Of course, for queries that build their result from both cached and non-cached data, the cache has to make an educated guess if building the result entirely on the server or pulling partial data from the server and combining it with cached data locally is more efficient, and it might guess wrong.

Lastly, that solution is obviously neither free nor open source, but that's not technically what you asked for, you just wanted existence. ;-)

icon Karl E. Jorgensen at 16:05 on 6 November 2009

This sounds a bit like the existing MySQL query cache to me:

http://dev.mysql.com/doc/refman/5.1/en/query-cache.html

although this only caters for identical statements. But it does handle the cache invalidation nice.

icon Dan Carley at 16:11 on 6 November 2009

How would a transparent SQL cache differ from something like MySQL's query cache? Besides being distributed in a memcached-esque way, which I'm not sure would be a massive boon.

icon lamby at 16:53 on 6 November 2009

Could probably hack something together in mysql-proxy for this pretty fast.

icon Benjamin Seidenberg at 17:48 on 6 November 2009

My understanding is twitter has a pretty nice API to do this sort of thing.
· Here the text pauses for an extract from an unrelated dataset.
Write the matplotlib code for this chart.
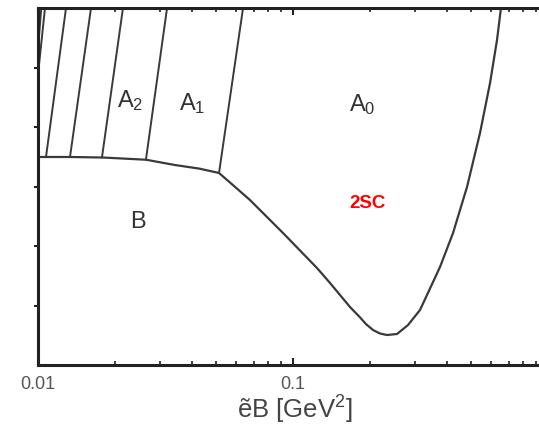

I also know that there is a way to get your facebook status to update whenever you update your twitter feed, as I have plenty of friends who do this, so that's at least a start. Ought to be pretty trivial to make a pidgin plugin that can push an update to twitter, and have facebook pull it from there.

icon Michael at 03:37 on 7 November 2009

I agree with lamby. mysql-proxy could probably handle the cache thing pretty well. Granted, it would have a fairly limited problem space, but the way I traditionally do SQL it would be acceptable. With some work it could be somewhat intelligent about how it caches.